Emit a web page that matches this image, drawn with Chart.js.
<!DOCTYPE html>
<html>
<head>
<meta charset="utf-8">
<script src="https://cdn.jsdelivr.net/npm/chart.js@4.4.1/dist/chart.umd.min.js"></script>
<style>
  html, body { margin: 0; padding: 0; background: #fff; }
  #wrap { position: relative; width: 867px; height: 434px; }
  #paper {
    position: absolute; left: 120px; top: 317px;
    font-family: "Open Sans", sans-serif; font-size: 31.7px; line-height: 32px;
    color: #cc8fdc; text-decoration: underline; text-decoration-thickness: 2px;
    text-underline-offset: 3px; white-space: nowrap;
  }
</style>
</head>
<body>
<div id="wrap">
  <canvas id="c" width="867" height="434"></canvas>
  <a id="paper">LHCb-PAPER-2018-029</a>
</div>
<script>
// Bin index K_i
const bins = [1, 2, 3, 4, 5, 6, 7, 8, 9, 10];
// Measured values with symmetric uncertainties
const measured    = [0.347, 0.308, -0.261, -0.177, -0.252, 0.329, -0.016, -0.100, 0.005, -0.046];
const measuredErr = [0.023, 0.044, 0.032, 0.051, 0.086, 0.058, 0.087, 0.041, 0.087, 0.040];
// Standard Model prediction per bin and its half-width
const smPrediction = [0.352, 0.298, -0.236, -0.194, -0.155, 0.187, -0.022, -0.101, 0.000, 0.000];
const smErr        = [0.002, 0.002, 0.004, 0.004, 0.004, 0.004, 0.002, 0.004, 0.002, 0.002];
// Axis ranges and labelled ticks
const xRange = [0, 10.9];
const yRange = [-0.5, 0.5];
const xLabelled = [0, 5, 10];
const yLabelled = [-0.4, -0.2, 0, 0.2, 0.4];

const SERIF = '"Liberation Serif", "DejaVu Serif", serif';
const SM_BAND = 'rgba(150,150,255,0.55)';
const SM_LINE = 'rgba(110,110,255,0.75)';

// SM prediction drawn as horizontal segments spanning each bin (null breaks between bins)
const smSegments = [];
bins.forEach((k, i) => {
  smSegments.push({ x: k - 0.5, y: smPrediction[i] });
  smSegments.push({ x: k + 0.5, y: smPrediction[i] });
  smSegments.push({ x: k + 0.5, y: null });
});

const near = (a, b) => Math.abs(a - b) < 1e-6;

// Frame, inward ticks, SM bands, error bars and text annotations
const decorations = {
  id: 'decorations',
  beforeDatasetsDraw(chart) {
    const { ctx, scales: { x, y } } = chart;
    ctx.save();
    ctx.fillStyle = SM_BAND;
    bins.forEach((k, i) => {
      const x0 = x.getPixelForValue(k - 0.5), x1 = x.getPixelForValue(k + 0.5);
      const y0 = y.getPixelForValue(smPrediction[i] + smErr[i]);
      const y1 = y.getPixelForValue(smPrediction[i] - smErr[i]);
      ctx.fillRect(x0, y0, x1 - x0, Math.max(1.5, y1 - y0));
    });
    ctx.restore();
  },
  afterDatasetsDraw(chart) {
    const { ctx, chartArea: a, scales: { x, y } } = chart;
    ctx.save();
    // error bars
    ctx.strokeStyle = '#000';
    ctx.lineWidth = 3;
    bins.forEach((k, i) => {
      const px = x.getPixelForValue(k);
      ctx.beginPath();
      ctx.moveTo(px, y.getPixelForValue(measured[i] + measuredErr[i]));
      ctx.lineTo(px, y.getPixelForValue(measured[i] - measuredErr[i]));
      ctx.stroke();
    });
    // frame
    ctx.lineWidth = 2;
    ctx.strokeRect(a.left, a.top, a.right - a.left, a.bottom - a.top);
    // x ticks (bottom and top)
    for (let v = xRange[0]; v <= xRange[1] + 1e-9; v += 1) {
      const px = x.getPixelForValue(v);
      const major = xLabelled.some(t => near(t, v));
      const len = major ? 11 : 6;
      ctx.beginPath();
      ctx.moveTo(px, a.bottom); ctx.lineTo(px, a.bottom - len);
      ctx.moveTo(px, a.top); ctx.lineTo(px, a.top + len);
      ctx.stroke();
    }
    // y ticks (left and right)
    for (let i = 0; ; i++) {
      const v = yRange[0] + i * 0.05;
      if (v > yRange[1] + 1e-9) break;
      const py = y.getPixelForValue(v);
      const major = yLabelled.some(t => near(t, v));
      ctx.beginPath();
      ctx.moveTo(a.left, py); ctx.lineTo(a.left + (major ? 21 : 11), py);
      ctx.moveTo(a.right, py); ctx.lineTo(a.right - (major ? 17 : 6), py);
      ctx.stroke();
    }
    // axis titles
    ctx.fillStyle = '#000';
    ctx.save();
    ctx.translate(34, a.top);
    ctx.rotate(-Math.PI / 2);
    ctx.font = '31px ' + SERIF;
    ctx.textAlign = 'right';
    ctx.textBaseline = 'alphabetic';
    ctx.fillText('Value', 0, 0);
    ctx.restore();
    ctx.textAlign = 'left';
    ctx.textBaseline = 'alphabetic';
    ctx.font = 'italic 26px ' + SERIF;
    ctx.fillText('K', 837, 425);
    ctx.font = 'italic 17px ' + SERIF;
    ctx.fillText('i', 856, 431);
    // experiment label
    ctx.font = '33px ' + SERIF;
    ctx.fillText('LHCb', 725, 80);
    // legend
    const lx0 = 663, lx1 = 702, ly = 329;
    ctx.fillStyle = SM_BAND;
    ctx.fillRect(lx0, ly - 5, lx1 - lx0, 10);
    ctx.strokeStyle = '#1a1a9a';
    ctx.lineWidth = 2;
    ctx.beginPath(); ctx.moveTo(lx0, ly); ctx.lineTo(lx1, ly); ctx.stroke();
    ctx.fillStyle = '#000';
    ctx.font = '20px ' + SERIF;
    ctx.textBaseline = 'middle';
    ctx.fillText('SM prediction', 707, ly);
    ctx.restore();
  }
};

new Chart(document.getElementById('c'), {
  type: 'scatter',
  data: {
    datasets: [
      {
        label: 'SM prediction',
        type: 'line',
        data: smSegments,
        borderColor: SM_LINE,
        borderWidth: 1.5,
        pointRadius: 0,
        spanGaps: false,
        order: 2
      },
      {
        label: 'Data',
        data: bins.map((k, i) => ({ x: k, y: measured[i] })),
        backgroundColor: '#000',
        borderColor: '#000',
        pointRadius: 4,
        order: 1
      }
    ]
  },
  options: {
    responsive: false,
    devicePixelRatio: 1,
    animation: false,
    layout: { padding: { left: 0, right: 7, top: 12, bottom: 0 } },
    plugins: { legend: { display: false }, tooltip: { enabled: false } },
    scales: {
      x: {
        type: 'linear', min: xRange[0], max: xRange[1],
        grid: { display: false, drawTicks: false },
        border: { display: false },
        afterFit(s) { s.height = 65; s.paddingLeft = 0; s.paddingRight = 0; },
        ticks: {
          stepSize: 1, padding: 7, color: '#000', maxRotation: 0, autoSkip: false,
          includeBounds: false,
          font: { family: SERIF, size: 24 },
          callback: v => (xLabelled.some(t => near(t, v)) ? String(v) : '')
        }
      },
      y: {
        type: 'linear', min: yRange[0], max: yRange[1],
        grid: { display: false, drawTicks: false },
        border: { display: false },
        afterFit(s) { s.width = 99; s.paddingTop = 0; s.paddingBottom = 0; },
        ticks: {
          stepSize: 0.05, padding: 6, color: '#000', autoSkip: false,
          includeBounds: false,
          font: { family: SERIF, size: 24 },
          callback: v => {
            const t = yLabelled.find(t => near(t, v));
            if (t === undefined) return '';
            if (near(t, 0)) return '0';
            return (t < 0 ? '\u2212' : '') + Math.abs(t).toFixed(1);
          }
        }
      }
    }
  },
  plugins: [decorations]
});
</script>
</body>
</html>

> _REQUIREMENTS_
Each line of the material must be restated exactly.

> _FINAL RESULT_
Emit a web page that matches this image, drawn with Chart.js.
<!DOCTYPE html>
<html>
<head>
<meta charset="utf-8">
<script src="https://cdn.jsdelivr.net/npm/chart.js@4.4.1/dist/chart.umd.min.js"></script>
<style>
  html, body { margin: 0; padding: 0; background: #fff; }
  #wrap { position: relative; width: 867px; height: 434px; }
  #paper {
    position: absolute; left: 120px; top: 317px;
    font-family: "Open Sans", sans-serif; font-size: 31.7px; line-height: 32px;
    color: #cc8fdc; text-decoration: underline; text-decoration-thickness: 2px;
    text-underline-offset: 3px; white-space: nowrap;
  }
</style>
</head>
<body>
<div id="wrap">
  <canvas id="c" width="867" height="434"></canvas>
  <a id="paper">LHCb-PAPER-2018-029</a>
</div>
<script>
// Bin index K_i
const bins = [1, 2, 3, 4, 5, 6, 7, 8, 9, 10];
// Measured values with symmetric uncertainties
const measured    = [0.347, 0.308, -0.261, -0.177, -0.252, 0.329, -0.016, -0.100, 0.005, -0.046];
const measuredErr = [0.023, 0.044, 0.032, 0.051, 0.086, 0.058, 0.087, 0.041, 0.087, 0.040];
// Standard Model prediction per bin and its half-width
const smPrediction = [0.352, 0.298, -0.236, -0.194, -0.155, 0.187, -0.022, -0.101, 0.000, 0.000];
const smErr        = [0.002, 0.002, 0.004, 0.004, 0.004, 0.004, 0.002, 0.004, 0.002, 0.002];
// Axis ranges and labelled ticks
const xRange = [0, 10.9];
const yRange = [-0.5, 0.5];
const xLabelled = [0, 5, 10];
const yLabelled = [-0.4, -0.2, 0, 0.2, 0.4];

const SERIF = '"Liberation Serif", "DejaVu Serif", serif';
const SM_BAND = 'rgba(150,150,255,0.55)';
const SM_LINE = 'rgba(110,110,255,0.75)';

// SM prediction drawn as horizontal segments spanning each bin (null breaks between bins)
const smSegments = [];
bins.forEach((k, i) => {
  smSegments.push({ x: k - 0.5, y: smPrediction[i] });
  smSegments.push({ x: k + 0.5, y: smPrediction[i] });
  smSegments.push({ x: k + 0.5, y: null });
});

const near = (a, b) => Math.abs(a - b) < 1e-6;

// Frame, inward ticks, SM bands, error bars and text annotations
const decorations = {
  id: 'decorations',
  beforeDatasetsDraw(chart) {
    const { ctx, scales: { x, y } } = chart;
    ctx.save();
    ctx.fillStyle = SM_BAND;
    bins.forEach((k, i) => {
      const x0 = x.getPixelForValue(k - 0.5), x1 = x.getPixelForValue(k + 0.5);
      const y0 = y.getPixelForValue(smPrediction[i] + smErr[i]);
      const y1 = y.getPixelForValue(smPrediction[i] - smErr[i]);
      ctx.fillRect(x0, y0, x1 - x0, Math.max(1.5, y1 - y0));
    });
    ctx.restore();
  },
  afterDatasetsDraw(chart) {
    const { ctx, chartArea: a, scales: { x, y } } = chart;
    ctx.save();
    // error bars
    ctx.strokeStyle = '#000';
    ctx.lineWidth = 3;
    bins.forEach((k, i) => {
      const px = x.getPixelForValue(k);
      ctx.beginPath();
      ctx.moveTo(px, y.getPixelForValue(measured[i] + measuredErr[i]));
      ctx.lineTo(px, y.getPixelForValue(measured[i] - measuredErr[i]));
      ctx.stroke();
    });
    // frame
    ctx.lineWidth = 2;
    ctx.strokeRect(a.left, a.top, a.right - a.left, a.bottom - a.top);
    // x ticks (bottom and top)
    for (let v = xRange[0]; v <= xRange[1] + 1e-9; v += 1) {
      const px = x.getPixelForValue(v);
      const major = xLabelled.some(t => near(t, v));
      const len = major ? 11 : 6;
      ctx.beginPath();
      ctx.moveTo(px, a.bottom); ctx.lineTo(px, a.bottom - len);
      ctx.moveTo(px, a.top); ctx.lineTo(px, a.top + len);
      ctx.stroke();
    }
    // y ticks (left and right)
    for (let i = 0; ; i++) {
      const v = yRange[0] + i * 0.05;
      if (v > yRange[1] + 1e-9) break;
      const py = y.getPixelForValue(v);
      const major = yLabelled.some(t => near(t, v));
      ctx.beginPath();
      ctx.moveTo(a.left, py); ctx.lineTo(a.left + (major ? 21 : 11), py);
      ctx.moveTo(a.right, py); ctx.lineTo(a.right - (major ? 17 : 6), py);
      ctx.stroke();
    }
    // axis titles
    ctx.fillStyle = '#000';
    ctx.save();
    ctx.translate(34, a.top);
    ctx.rotate(-Math.PI / 2);
    ctx.font = '31px ' + SERIF;
    ctx.textAlign = 'right';
    ctx.textBaseline = 'alphabetic';
    ctx.fillText('Value', 0, 0);
    ctx.restore();
    ctx.textAlign = 'left';
    ctx.textBaseline = 'alphabetic';
    ctx.font = 'italic 26px ' + SERIF;
    ctx.fillText('K', 837, 425);
    ctx.font = 'italic 17px ' + SERIF;
    ctx.fillText('i', 856, 431);
    // experiment label
    ctx.font = '33px ' + SERIF;
    ctx.fillText('LHCb', 725, 80);
    // legend
    const lx0 = 663, lx1 = 702, ly = 329;
    ctx.fillStyle = SM_BAND;
    ctx.fillRect(lx0, ly - 5, lx1 - lx0, 10);
    ctx.strokeStyle = '#1a1a9a';
    ctx.lineWidth = 2;
    ctx.beginPath(); ctx.moveTo(lx0, ly); ctx.lineTo(lx1, ly); ctx.stroke();
    ctx.fillStyle = '#000';
    ctx.font = '20px ' + SERIF;
    ctx.textBaseline = 'middle';
    ctx.fillText('SM prediction', 707, ly);
    ctx.restore();
  }
};

new Chart(document.getElementById('c'), {
  type: 'scatter',
  data: {
    datasets: [
      {
        label: 'SM prediction',
        type: 'line',
        data: smSegments,
        borderColor: SM_LINE,
        borderWidth: 1.5,
        pointRadius: 0,
        spanGaps: false,
        order: 2
      },
      {
        label: 'Data',
        data: bins.map((k, i) => ({ x: k, y: measured[i] })),
        backgroundColor: '#000',
        borderColor: '#000',
        pointRadius: 4,
        order: 1
      }
    ]
  },
  options: {
    responsive: false,
    devicePixelRatio: 1,
    animation: false,
    layout: { padding: { left: 0, right: 7, top: 12, bottom: 0 } },
    plugins: { legend: { display: false }, tooltip: { enabled: false } },
    scales: {
      x: {
        type: 'linear', min: xRange[0], max: xRange[1],
        grid: { display: false, drawTicks: false },
        border: { display: false },
        afterFit(s) { s.height = 65; s.paddingLeft = 0; s.paddingRight = 0; },
        ticks: {
          stepSize: 1, padding: 7, color: '#000', maxRotation: 0, autoSkip: false,
          includeBounds: false,
          font: { family: SERIF, size: 24 },
          callback: v => (xLabelled.some(t => near(t, v)) ? String(v) : '')
        }
      },
      y: {
        type: 'linear', min: yRange[0], max: yRange[1],
        grid: { display: false, drawTicks: false },
        border: { display: false },
        afterFit(s) { s.width = 99; s.paddingTop = 0; s.paddingBottom = 0; },
        ticks: {
          stepSize: 0.05, padding: 6, color: '#000', autoSkip: false,
          includeBounds: false,
          font: { family: SERIF, size: 24 },
          callback: v => {
            const t = yLabelled.find(t => near(t, v));
            if (t === undefined) return '';
            if (near(t, 0)) return '0';
            return (t < 0 ? '\u2212' : '') + Math.abs(t).toFixed(1);
          }
        }
      }
    }
  },
  plugins: [decorations]
});
</script>
</body>
</html>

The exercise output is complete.